SET PROBLEM – Beneath this line sits some data. Return only its lines from the one holding "Clone this chart" through the one holding "import * as d3 from 'd3'", inclusive, exactly, with the images removed.

GIVEN DATA –
• • •
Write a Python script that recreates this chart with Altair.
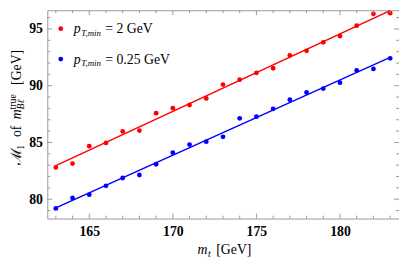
• • •
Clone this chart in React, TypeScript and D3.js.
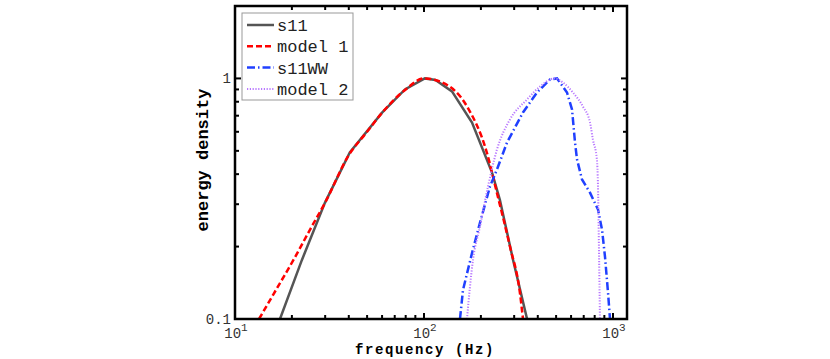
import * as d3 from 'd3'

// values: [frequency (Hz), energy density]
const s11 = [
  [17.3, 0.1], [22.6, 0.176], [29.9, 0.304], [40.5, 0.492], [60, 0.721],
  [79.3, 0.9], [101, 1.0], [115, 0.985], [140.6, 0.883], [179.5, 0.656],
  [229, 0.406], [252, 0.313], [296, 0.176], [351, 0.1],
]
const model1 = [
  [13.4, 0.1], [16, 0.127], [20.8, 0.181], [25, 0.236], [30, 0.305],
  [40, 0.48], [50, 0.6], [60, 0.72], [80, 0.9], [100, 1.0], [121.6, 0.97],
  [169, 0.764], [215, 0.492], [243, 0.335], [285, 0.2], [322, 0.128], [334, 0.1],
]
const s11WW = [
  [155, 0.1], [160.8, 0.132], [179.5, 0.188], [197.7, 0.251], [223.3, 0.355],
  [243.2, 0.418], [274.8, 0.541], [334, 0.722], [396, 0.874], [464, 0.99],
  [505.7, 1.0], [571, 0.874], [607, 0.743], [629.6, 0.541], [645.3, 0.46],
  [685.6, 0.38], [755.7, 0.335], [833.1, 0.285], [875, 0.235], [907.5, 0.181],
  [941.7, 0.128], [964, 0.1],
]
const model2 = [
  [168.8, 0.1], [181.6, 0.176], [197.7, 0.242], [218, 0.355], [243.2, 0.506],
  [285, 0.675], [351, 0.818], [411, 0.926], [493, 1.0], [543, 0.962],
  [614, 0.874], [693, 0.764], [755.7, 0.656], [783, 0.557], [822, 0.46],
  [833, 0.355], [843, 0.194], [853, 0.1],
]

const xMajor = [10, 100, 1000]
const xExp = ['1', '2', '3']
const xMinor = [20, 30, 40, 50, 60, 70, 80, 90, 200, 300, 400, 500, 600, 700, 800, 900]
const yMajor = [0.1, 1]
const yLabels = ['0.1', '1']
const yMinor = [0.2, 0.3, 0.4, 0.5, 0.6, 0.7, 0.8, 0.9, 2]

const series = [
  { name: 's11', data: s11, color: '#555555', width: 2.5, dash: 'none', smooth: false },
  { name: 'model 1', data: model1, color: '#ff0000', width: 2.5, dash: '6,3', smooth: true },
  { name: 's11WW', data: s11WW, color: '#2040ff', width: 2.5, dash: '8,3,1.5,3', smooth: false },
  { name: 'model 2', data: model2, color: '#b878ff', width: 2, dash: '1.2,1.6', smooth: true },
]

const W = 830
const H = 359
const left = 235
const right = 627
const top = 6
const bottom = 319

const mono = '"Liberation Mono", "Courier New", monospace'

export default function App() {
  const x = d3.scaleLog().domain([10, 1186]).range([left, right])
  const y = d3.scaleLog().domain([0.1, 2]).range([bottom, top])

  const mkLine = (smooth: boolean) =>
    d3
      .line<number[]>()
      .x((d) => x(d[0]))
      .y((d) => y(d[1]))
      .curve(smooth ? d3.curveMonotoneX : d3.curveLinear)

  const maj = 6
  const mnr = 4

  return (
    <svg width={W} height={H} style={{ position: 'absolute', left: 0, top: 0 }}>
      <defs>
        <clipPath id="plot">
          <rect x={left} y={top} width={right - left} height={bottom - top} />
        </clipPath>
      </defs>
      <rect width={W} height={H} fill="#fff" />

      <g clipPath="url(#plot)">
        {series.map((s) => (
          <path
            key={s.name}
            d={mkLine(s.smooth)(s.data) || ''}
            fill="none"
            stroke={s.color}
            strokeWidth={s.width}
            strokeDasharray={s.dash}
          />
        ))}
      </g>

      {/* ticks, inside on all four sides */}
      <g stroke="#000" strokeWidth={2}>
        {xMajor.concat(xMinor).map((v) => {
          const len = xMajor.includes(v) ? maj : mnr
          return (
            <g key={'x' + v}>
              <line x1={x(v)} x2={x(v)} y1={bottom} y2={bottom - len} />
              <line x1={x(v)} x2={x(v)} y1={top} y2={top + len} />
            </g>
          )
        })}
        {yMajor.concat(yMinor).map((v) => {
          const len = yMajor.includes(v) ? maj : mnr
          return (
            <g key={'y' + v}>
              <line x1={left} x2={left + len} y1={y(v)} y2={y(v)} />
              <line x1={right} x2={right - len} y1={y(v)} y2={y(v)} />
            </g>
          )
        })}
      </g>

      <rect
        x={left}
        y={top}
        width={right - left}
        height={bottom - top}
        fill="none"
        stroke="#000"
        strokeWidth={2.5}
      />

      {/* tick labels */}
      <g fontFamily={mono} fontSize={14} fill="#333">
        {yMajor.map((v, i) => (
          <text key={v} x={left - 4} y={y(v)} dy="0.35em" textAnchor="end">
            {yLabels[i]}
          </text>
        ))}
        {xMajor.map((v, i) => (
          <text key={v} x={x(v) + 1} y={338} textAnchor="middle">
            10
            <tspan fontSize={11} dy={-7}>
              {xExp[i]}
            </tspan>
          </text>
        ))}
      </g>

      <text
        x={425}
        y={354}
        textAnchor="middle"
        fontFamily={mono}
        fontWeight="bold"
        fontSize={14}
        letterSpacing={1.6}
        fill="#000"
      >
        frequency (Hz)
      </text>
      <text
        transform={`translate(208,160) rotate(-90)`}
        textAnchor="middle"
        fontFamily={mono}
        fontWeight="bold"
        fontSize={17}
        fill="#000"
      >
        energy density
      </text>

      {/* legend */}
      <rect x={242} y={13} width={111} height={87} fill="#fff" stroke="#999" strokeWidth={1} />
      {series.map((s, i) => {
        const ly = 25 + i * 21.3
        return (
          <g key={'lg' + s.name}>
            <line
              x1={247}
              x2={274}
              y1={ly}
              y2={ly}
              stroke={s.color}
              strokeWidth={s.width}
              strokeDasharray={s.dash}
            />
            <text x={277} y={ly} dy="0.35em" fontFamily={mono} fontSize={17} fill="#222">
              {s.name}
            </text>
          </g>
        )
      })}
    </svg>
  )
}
• • •
THE OUTPUT –
Clone this chart in React, TypeScript and D3.js.
import * as d3 from 'd3'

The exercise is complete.